In this study, TMCs with either Fe, Cu, or Al metal centers were prepared and characterized using complementary methods. The IR spectra confirm the role of coordination of Al and Fe onto the biopolymer framework in the form of Al-O and FeOOH species. In contrast, Cu was complexed as Cu₂(OH)₃NO₃. Among the three types of metal centers, Fe coordinates with -NH₂ groups of the biopolymer framework, whereas Al and Cu systems do not show such coordination.
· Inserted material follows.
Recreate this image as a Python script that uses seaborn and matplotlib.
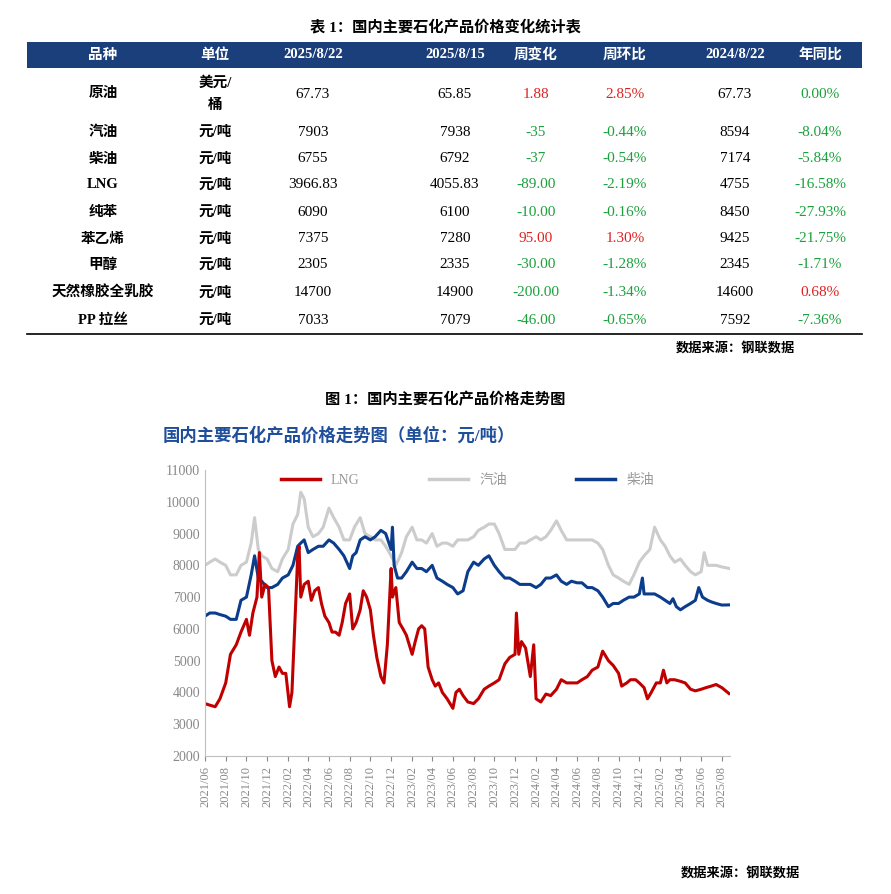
import matplotlib
matplotlib.use("Agg")
import matplotlib.pyplot as plt
import seaborn as sns
import pandas as pd
import numpy as np
from matplotlib.patches import Rectangle

plt.rcParams["font.family"] = ["Liberation Serif", "Noto Sans CJK SC"]

# ---------------- table data ----------------
tbl_header = ["品种", "单位", "2025/8/22", "2025/8/15", "周变化", "周环比", "2024/8/22", "年同比"]
tbl_names = ["原油", "汽油", "柴油", "LNG", "纯苯", "苯乙烯", "甲醇", "天然橡胶全乳胶", "PP 拉丝"]
tbl_units = ["美元/\n桶", "元/吨", "元/吨", "元/吨", "元/吨", "元/吨", "元/吨", "元/吨", "元/吨"]
tbl_cur = ["67.73", "7903", "6755", "3966.83", "6090", "7375", "2305", "14700", "7033"]
tbl_prev = ["65.85", "7938", "6792", "4055.83", "6100", "7280", "2335", "14900", "7079"]
tbl_wchg = ["1.88", "-35", "-37", "-89.00", "-10.00", "95.00", "-30.00", "-200.00", "-46.00"]
tbl_wpct = ["2.85%", "-0.44%", "-0.54%", "-2.19%", "-0.16%", "1.30%", "-1.28%", "-1.34%", "-0.65%"]
tbl_ly = ["67.73", "8594", "7174", "4755", "8450", "9425", "2345", "14600", "7592"]
tbl_ypct = ["0.00%", "-8.04%", "-5.84%", "-16.58%", "-27.93%", "-21.75%", "-1.71%", "0.68%", "-7.36%"]

# ---------------- chart data ----------------
lng_dates = ["2021-06-01","2021-06-15","2021-07-01","2021-07-15","2021-08-01","2021-08-15","2021-09-01","2021-09-15","2021-10-01","2021-10-10","2021-10-20","2021-11-01","2021-11-08","2021-11-15","2021-11-25","2021-12-05","2021-12-15","2021-12-25",
"2022-01-05","2022-01-15","2022-01-25","2022-02-05","2022-02-12","2022-02-20","2022-03-01","2022-03-05","2022-03-10","2022-03-20","2022-04-01","2022-04-10","2022-04-20","2022-05-01","2022-05-10","2022-05-20","2022-06-01","2022-06-10","2022-06-20","2022-07-01","2022-07-10","2022-07-20","2022-08-01","2022-08-10","2022-08-20","2022-09-01","2022-09-10","2022-09-20","2022-10-01","2022-10-10","2022-10-20","2022-11-01","2022-11-10","2022-11-20","2022-12-01","2022-12-05","2022-12-15","2022-12-25",
"2023-01-05","2023-01-15","2023-02-01","2023-02-10","2023-02-20","2023-03-01","2023-03-10","2023-03-20","2023-04-01","2023-04-10","2023-04-20","2023-05-01","2023-05-15","2023-06-01","2023-06-10","2023-06-20","2023-07-01","2023-07-15","2023-08-01","2023-08-15","2023-09-01","2023-09-15","2023-10-01","2023-10-15","2023-11-01","2023-11-15","2023-12-01","2023-12-05","2023-12-12","2023-12-20",
"2024-01-01","2024-01-15","2024-01-25","2024-02-01","2024-02-15","2024-03-01","2024-03-15","2024-04-01","2024-04-15","2024-05-01","2024-05-15","2024-06-01","2024-06-15","2024-07-01","2024-07-15","2024-08-01","2024-08-15","2024-09-01","2024-09-15","2024-10-01","2024-10-10","2024-10-25","2024-11-05","2024-11-20","2024-12-01","2024-12-15","2024-12-25",
"2025-01-05","2025-01-20","2025-02-01","2025-02-10","2025-02-20","2025-03-01","2025-03-15","2025-04-01","2025-04-15","2025-05-01","2025-05-15","2025-06-01","2025-06-15","2025-07-01","2025-07-15","2025-08-01","2025-08-22"]
lng_vals = [3650,3600,3550,3800,4300,5200,5500,5900,6300,5800,6500,7000,8400,7000,7400,7300,5000,4500,
4800,4600,4600,3550,4000,6000,8300,8600,7000,7400,7500,6900,7200,7300,6800,6400,6200,5900,5900,5800,6200,6800,7100,6000,6200,6600,7200,7000,6600,5800,5100,4500,4300,5500,7900,7000,7300,6200,
6000,5800,5200,5600,6000,6100,6000,4800,4400,4200,4300,4000,3800,3500,4000,4100,3900,3700,3650,3800,4100,4200,4300,4400,4900,5100,5200,6500,5200,5600,
5400,4500,5500,3800,3700,3950,3900,4100,4400,4300,4300,4300,4400,4500,4700,4800,5300,5000,4850,4600,4200,4300,4400,4400,4300,4150,3800,
4000,4300,4300,4700,4300,4400,4400,4350,4300,4100,4050,4100,4150,4200,4250,4150,3967]

gas_dates = ["2021-06-01","2021-06-15","2021-07-01","2021-07-15","2021-08-01","2021-08-15","2021-09-01","2021-09-15","2021-10-01","2021-10-15","2021-10-25","2021-11-05","2021-11-15","2021-12-01","2021-12-15",
"2022-01-01","2022-01-15","2022-02-01","2022-02-15","2022-03-01","2022-03-10","2022-03-20","2022-04-01","2022-04-15","2022-05-01","2022-05-15","2022-06-01","2022-06-15","2022-07-01","2022-07-15","2022-08-01","2022-08-15","2022-09-01","2022-09-15","2022-10-01","2022-10-15","2022-11-01","2022-11-15","2022-12-01","2022-12-15",
"2023-01-01","2023-01-15","2023-02-01","2023-02-15","2023-03-01","2023-03-15","2023-04-01","2023-04-15","2023-05-01","2023-05-15","2023-06-01","2023-06-15","2023-07-01","2023-07-15","2023-08-01","2023-08-15","2023-09-01","2023-09-15","2023-10-01","2023-10-15","2023-11-01","2023-11-15","2023-12-01","2023-12-15",
"2024-01-01","2024-01-15","2024-02-01","2024-02-15","2024-03-01","2024-03-15","2024-04-01","2024-04-15","2024-05-01","2024-05-15","2024-06-01","2024-06-15","2024-07-01","2024-07-15","2024-08-01","2024-08-15","2024-09-01","2024-09-15","2024-10-01","2024-10-15","2024-11-01","2024-11-15","2024-12-01","2024-12-15",
"2025-01-01","2025-01-15","2025-02-01","2025-02-15","2025-03-01","2025-03-15","2025-04-01","2025-04-15","2025-05-01","2025-05-15","2025-06-01","2025-06-10","2025-06-20","2025-07-01","2025-07-15","2025-08-01","2025-08-22"]
gas_vals = [8000,8100,8200,8100,8000,7700,7700,8000,8100,8700,9500,8500,8300,8200,7900,
7800,8200,8500,9300,9600,10300,10100,9200,8900,9000,9200,9800,9500,9200,8800,8800,9200,9500,9000,8900,8800,8800,8600,8300,8000,
8400,8900,9200,8800,8800,8700,9000,8600,8700,8700,8600,8800,8800,8800,8900,9100,9200,9300,9300,9000,8500,8500,8500,8700,
8700,8800,8900,8800,8900,9100,9400,9100,8800,8800,8800,8800,8800,8800,8700,8500,8000,7700,7600,7500,7400,7700,8100,8300,
8500,9200,8800,8600,8300,8100,8200,8000,7800,7700,7800,8400,8000,8000,8000,7950,7903]

die_dates = ["2021-06-01","2021-06-15","2021-07-01","2021-07-15","2021-08-01","2021-08-15","2021-09-01","2021-09-15","2021-10-01","2021-10-15","2021-10-25","2021-11-05","2021-11-15","2021-12-01","2021-12-15",
"2022-01-01","2022-01-15","2022-02-01","2022-02-15","2022-03-01","2022-03-10","2022-03-20","2022-04-01","2022-04-15","2022-05-01","2022-05-15","2022-06-01","2022-06-15","2022-07-01","2022-07-15","2022-08-01","2022-08-10","2022-08-20","2022-09-01","2022-09-15","2022-10-01","2022-10-15","2022-11-01","2022-11-15","2022-12-01","2022-12-05","2022-12-10","2022-12-20",
"2023-01-01","2023-01-15","2023-02-01","2023-02-15","2023-03-01","2023-03-15","2023-04-01","2023-04-15","2023-05-01","2023-05-15","2023-06-01","2023-06-15","2023-07-01","2023-07-15","2023-08-01","2023-08-15","2023-09-01","2023-09-15","2023-10-01","2023-10-15","2023-11-01","2023-11-15","2023-12-01","2023-12-15",
"2024-01-01","2024-01-15","2024-02-01","2024-02-15","2024-03-01","2024-03-15","2024-04-01","2024-04-15","2024-05-01","2024-05-15","2024-06-01","2024-06-15","2024-07-01","2024-07-15","2024-08-01","2024-08-15","2024-09-01","2024-09-15","2024-10-01","2024-10-15","2024-11-01","2024-11-15","2024-12-01","2024-12-10","2024-12-15",
"2025-01-01","2025-01-15","2025-02-01","2025-02-15","2025-03-01","2025-03-10","2025-03-20","2025-04-01","2025-04-15","2025-05-01","2025-05-15","2025-05-25","2025-06-05","2025-06-20","2025-07-01","2025-07-15","2025-08-01","2025-08-22"]
die_vals = [6400,6500,6500,6450,6400,6300,6300,6900,7000,7700,8300,7600,7500,7300,7300,
7400,7600,7700,8000,8600,8700,8800,8400,8500,8600,8600,8800,8700,8500,8300,7900,8300,8400,8800,8900,8800,8900,9100,9000,8500,9200,8000,7600,
7600,7800,8100,7900,7900,7800,8000,7600,7500,7400,7300,7100,7200,7800,8100,8000,8200,8300,8000,7800,7600,7600,7500,7400,
7400,7400,7300,7400,7600,7600,7700,7500,7400,7500,7450,7450,7300,7300,7200,7000,6700,6800,6800,6900,7000,7000,7100,7600,7100,
7100,7100,7000,6900,6800,6950,6700,6600,6700,6800,6900,7300,7000,6900,6850,6800,6750,6755]

tick_labels = ["2021/06","2021/08","2021/10","2021/12","2022/02","2022/04","2022/06","2022/08","2022/10","2022/12",
"2023/02","2023/04","2023/06","2023/08","2023/10","2023/12","2024/02","2024/04","2024/06","2024/08","2024/10","2024/12",
"2025/02","2025/04","2025/06","2025/08"]

W, H = 891, 894
fig = plt.figure(figsize=(W/100, H/100), dpi=100)
bg = fig.add_axes([0, 0, 1, 1])
bg.set_xlim(0, W); bg.set_ylim(H, 0); bg.axis("off")

NAVY = "#1a3f7a"; RED = "#e02020"; GREEN = "#1aa03c"
# table title
bg.text(445, 28, "表 1：国内主要石化产品价格变化统计表", ha="center", va="center", fontsize=11, fontweight="bold")
bg.add_patch(Rectangle((27, 42), 835, 26, color=NAVY, lw=0))
col_x = [103, 215, 313, 455, 536, 625, 735, 820]
for x, h in zip(col_x, tbl_header):
    bg.text(x, 55, h, ha="center", va="center", color="white", fontsize=10.5, fontweight="bold")
row_y = [94, 132, 159, 185, 212, 239, 265, 293, 320]
def col(v):
    return RED if not v.startswith("-") and v not in ("0.00%",) else GREEN
for i, y in enumerate(row_y):
    bg.text(col_x[0], y, tbl_names[i], ha="center", va="center", fontsize=10.5, fontweight="bold")
    bg.text(col_x[1], y, tbl_units[i], ha="center", va="center", fontsize=10.5, fontweight="bold", linespacing=1.9)
    bg.text(col_x[2], y, tbl_cur[i], ha="center", va="center", fontsize=11)
    bg.text(col_x[3], y, tbl_prev[i], ha="center", va="center", fontsize=11)
    bg.text(col_x[4], y, tbl_wchg[i], ha="center", va="center", fontsize=11, color=col(tbl_wchg[i]))
    bg.text(col_x[5], y, tbl_wpct[i], ha="center", va="center", fontsize=11, color=col(tbl_wpct[i]))
    bg.text(col_x[6], y, tbl_ly[i], ha="center", va="center", fontsize=11)
    bg.text(col_x[7], y, tbl_ypct[i], ha="center", va="center", fontsize=11, color=col(tbl_ypct[i]))
bg.plot([27, 862], [334, 334], color="black", lw=1.2)
bg.text(795, 348, "数据来源：钢联数据", ha="right", va="center", fontsize=9.5, fontweight="bold")
bg.text(445, 400, "图 1：国内主要石化产品价格走势图", ha="center", va="center", fontsize=11, fontweight="bold")
bg.text(163, 436, "国内主要石化产品价格走势图（单位：元/吨）", ha="left", va="center", fontsize=12.5, fontweight="bold", color="#1f4e9a")
bg.text(800, 873, "数据来源：钢联数据", ha="right", va="center", fontsize=9.5, fontweight="bold")

# chart
ax = fig.add_axes([205/W, 1-756/H, 525/W, 286/H])
frames = []
for name, d, v in [("LNG", lng_dates, lng_vals), ("汽油", gas_dates, gas_vals), ("柴油", die_dates, die_vals)]:
    frames.append(pd.DataFrame({"date": pd.to_datetime(d), "value": v, "series": name}))
df = pd.concat(frames)
sns.lineplot(data=df, x="date", y="value", hue="series", hue_order=["汽油", "柴油", "LNG"],
             palette={"LNG": "#c00000", "汽油": "#cccccc", "柴油": "#0c3d8c"}, lw=2.2, ax=ax, legend=False)
ax.set_ylim(2000, 11000)
ax.set_yticks(range(2000, 11001, 1000))
ax.set_xlim(pd.Timestamp("2021-06-01"), pd.Timestamp("2025-08-25"))
ticks = [pd.Timestamp(t.replace("/", "-") + "-01") for t in tick_labels]
ax.set_xticks(ticks)
ax.set_xticklabels(tick_labels, rotation=90)
ax.set_xlabel(""); ax.set_ylabel("")
for s in ["top", "right"]:
    ax.spines[s].set_visible(False)
for s in ["left", "bottom"]:
    ax.spines[s].set_color("#bfbfbf")
ax.tick_params(colors="#888888", labelsize=10)
ax.tick_params(axis="x", labelsize=9)
ax.tick_params(axis="y", length=0)
# legend
from matplotlib.lines import Line2D
handles = [Line2D([], [], color="#c00000", lw=2.5), Line2D([], [], color="#cccccc", lw=2.5), Line2D([], [], color="#0c3d8c", lw=2.5)]
leg = ax.legend(handles, ["LNG", "汽油", "柴油"], ncol=3, frameon=False, loc="upper center",
                bbox_to_anchor=(0.5, 1.03), fontsize=10, handlelength=2.8, columnspacing=5)
for t in leg.get_texts():
    t.set_color("#999999")
fig.savefig("out.png", dpi=100, facecolor="white")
Examination of the adsorption isotherms for these materials with phosphate and arsenate revealed more apparent and significant differences between the materials. The adsorption capacity of Al-TMC with P_i (93 mg/g) and As_i (80 mg/g) exceeded that for both oxyanions with Fe-TMC (P_i, 77 mg/g and As_i, 66 mg/g) and Cu-TMC (P_i, 17 mg/g and As_i, 31 mg/g). The predominant adsorption mechanism was ligand exchange (inner sphere complexation) of both oxyanions toward the metal centers, with Cu-TMC observing ligand exchange for arsenate adsorption. The selectivity studies further showed that Cu-TMC and Fe-TMC both are significantly more anion-selective toward arsenate (α_t/c ca. 6.1 and 8.3 respectively; β_t ca. 4.4 and 5.0, respectively) versus Al-TMC (α_t/c ca. 1.5 and β_t ca. 1.2) over orthophosphate. The results of this research are anticipated to contribute to the further development of sustainable biocomposite adsorbents with enhanced arsenate selectivity, even in the presence of the strongly competitive P_i oxyanion species. Thus, the ability to distinguish arsenate from phosphate will serve to address global water security challenges related to arsenic contamination in aquatic environments that co-exist with orthophosphate.